[Plotting code records]
──────
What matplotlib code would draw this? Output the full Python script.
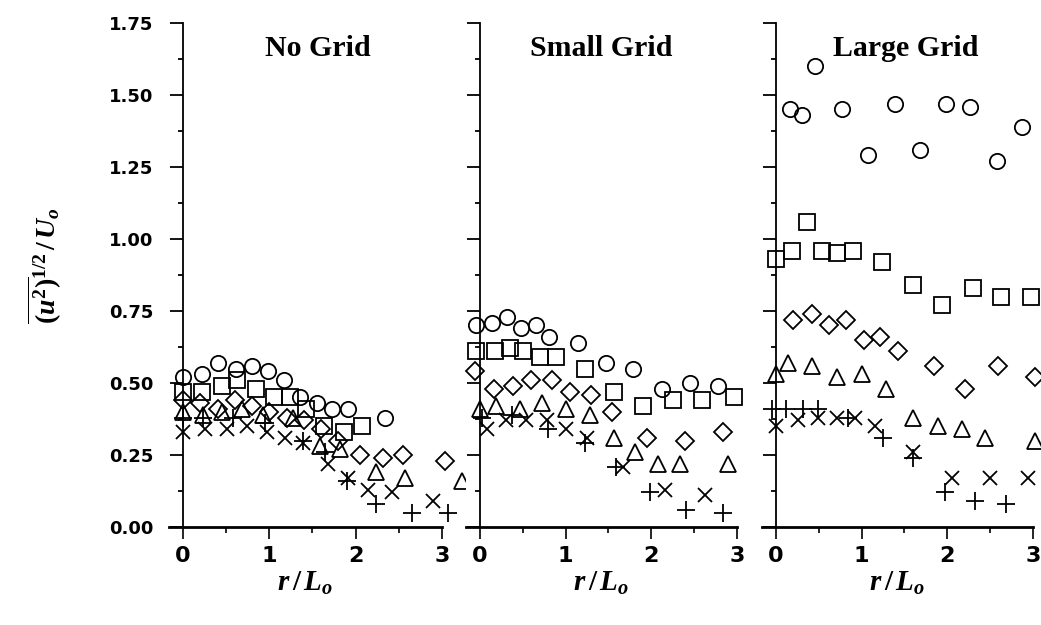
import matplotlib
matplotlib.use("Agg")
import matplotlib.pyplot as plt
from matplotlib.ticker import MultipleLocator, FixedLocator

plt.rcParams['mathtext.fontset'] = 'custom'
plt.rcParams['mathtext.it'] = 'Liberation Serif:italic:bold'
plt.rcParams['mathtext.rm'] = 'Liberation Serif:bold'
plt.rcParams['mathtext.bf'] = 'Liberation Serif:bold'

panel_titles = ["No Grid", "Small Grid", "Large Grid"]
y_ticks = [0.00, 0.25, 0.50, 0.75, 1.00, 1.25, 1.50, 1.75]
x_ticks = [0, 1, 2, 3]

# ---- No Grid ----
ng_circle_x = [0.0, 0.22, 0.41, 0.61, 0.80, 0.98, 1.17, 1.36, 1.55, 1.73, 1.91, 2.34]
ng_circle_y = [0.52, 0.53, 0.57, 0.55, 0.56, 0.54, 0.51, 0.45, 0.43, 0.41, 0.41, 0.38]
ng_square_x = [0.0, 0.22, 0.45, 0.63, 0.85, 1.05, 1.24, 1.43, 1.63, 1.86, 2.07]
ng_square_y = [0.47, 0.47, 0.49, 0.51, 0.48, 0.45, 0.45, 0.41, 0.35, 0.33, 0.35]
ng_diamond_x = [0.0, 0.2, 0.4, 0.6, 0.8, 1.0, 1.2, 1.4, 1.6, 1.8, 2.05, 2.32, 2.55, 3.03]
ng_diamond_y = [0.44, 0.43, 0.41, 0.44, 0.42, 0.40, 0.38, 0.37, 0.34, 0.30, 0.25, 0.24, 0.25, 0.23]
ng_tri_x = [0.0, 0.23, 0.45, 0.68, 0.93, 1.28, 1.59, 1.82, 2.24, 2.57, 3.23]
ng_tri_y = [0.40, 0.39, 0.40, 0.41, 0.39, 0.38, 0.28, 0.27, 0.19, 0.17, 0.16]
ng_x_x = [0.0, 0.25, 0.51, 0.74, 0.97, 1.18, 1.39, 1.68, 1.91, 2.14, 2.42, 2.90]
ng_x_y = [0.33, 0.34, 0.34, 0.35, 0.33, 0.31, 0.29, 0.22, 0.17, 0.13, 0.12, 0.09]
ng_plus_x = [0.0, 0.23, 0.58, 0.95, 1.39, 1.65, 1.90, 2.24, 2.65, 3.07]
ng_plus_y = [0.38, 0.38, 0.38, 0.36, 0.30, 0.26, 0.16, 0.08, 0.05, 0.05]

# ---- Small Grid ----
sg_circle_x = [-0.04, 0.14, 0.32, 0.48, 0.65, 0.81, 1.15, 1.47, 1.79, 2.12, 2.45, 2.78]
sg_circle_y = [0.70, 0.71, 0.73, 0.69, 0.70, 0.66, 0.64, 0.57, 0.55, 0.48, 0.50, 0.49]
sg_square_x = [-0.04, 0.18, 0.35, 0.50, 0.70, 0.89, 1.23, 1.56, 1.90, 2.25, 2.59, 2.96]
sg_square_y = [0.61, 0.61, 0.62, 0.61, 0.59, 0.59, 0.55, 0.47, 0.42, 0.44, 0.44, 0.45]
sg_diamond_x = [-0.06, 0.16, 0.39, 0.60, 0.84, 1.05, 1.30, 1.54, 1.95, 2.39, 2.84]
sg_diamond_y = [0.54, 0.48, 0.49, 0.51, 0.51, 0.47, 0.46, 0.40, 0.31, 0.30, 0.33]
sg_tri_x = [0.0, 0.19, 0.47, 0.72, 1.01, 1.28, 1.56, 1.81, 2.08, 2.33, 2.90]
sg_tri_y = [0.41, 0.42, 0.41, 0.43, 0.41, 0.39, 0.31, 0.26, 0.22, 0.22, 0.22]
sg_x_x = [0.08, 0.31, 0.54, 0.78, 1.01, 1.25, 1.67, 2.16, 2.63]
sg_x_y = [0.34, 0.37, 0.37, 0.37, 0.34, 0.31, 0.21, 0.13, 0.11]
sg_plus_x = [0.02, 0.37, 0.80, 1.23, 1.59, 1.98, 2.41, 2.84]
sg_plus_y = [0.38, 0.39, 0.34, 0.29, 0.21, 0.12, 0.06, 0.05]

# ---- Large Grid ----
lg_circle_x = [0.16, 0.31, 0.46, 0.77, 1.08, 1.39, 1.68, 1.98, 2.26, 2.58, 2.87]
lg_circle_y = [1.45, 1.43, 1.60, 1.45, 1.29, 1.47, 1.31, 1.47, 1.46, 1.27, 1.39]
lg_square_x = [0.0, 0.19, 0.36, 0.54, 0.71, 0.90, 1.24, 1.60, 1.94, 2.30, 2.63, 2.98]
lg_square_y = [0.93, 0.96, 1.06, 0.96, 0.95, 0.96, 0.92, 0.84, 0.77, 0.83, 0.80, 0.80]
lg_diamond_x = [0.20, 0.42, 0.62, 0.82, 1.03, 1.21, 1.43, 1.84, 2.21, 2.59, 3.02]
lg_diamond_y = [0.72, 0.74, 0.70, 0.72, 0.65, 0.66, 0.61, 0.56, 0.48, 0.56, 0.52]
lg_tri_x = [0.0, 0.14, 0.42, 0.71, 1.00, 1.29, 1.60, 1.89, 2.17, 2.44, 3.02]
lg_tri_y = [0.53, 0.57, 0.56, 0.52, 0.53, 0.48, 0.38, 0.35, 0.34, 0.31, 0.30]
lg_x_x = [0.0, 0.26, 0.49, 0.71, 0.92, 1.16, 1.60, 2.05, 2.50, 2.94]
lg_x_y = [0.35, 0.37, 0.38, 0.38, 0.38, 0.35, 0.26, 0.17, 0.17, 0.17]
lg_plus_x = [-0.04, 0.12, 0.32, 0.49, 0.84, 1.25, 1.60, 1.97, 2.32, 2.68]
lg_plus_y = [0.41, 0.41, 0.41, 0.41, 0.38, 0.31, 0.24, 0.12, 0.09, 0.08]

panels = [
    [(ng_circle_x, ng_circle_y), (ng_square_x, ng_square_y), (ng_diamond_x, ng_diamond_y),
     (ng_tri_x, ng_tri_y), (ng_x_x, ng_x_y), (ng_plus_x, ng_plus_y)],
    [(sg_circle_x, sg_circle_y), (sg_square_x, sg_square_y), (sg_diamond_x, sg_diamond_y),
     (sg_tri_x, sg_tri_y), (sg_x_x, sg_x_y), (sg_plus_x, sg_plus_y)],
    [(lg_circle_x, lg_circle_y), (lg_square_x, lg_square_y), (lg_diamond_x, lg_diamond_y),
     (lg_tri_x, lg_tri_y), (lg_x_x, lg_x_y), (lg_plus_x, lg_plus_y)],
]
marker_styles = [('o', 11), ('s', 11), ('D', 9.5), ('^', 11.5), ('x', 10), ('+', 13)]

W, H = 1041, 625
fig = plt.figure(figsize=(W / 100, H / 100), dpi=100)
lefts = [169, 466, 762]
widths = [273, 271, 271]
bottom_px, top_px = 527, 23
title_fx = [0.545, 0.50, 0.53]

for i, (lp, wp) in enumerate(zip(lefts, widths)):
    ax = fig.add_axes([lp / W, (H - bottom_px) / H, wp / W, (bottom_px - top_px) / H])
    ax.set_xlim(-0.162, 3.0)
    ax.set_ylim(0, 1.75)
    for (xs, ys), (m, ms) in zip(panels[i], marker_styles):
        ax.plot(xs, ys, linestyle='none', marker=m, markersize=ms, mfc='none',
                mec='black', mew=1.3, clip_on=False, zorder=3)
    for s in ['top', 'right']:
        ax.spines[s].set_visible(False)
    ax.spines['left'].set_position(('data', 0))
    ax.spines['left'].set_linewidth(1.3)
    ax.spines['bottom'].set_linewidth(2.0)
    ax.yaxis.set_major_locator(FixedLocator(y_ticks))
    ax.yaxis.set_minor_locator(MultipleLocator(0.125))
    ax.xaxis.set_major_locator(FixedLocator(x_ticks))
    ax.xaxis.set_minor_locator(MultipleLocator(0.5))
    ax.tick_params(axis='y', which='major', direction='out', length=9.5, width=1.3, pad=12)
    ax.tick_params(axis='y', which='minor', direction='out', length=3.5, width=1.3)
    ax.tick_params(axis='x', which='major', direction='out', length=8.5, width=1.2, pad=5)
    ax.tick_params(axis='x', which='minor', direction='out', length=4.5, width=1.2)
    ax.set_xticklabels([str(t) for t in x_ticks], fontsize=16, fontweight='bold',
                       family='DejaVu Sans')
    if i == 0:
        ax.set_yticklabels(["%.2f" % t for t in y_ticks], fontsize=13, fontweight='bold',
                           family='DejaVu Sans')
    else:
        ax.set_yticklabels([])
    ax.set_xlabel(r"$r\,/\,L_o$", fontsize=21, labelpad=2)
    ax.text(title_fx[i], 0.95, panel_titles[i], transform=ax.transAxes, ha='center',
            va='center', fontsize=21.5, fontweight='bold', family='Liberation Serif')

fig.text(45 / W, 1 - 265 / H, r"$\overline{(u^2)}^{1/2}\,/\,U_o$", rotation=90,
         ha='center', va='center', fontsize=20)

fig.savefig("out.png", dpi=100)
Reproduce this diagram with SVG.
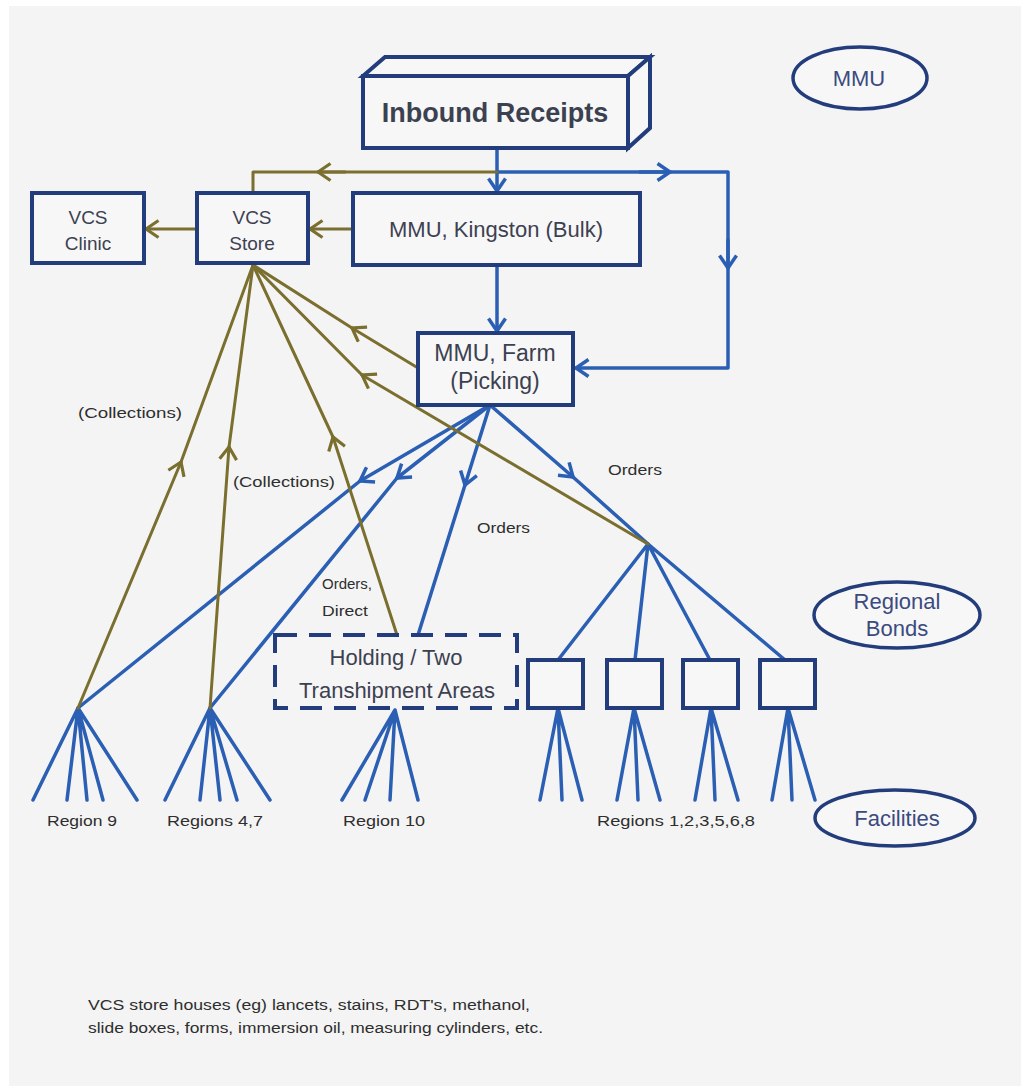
──────
THE TASK: Repeat the lines of the listing above verbatim, beginning at its first line and ending at the line containing "x_ticks = [0, 1, 2, 3]", which is included. Omit pictures.

FINISHED TASK:
What matplotlib code would draw this? Output the full Python script.
import matplotlib
matplotlib.use("Agg")
import matplotlib.pyplot as plt
from matplotlib.ticker import MultipleLocator, FixedLocator

plt.rcParams['mathtext.fontset'] = 'custom'
plt.rcParams['mathtext.it'] = 'Liberation Serif:italic:bold'
plt.rcParams['mathtext.rm'] = 'Liberation Serif:bold'
plt.rcParams['mathtext.bf'] = 'Liberation Serif:bold'

panel_titles = ["No Grid", "Small Grid", "Large Grid"]
y_ticks = [0.00, 0.25, 0.50, 0.75, 1.00, 1.25, 1.50, 1.75]
x_ticks = [0, 1, 2, 3]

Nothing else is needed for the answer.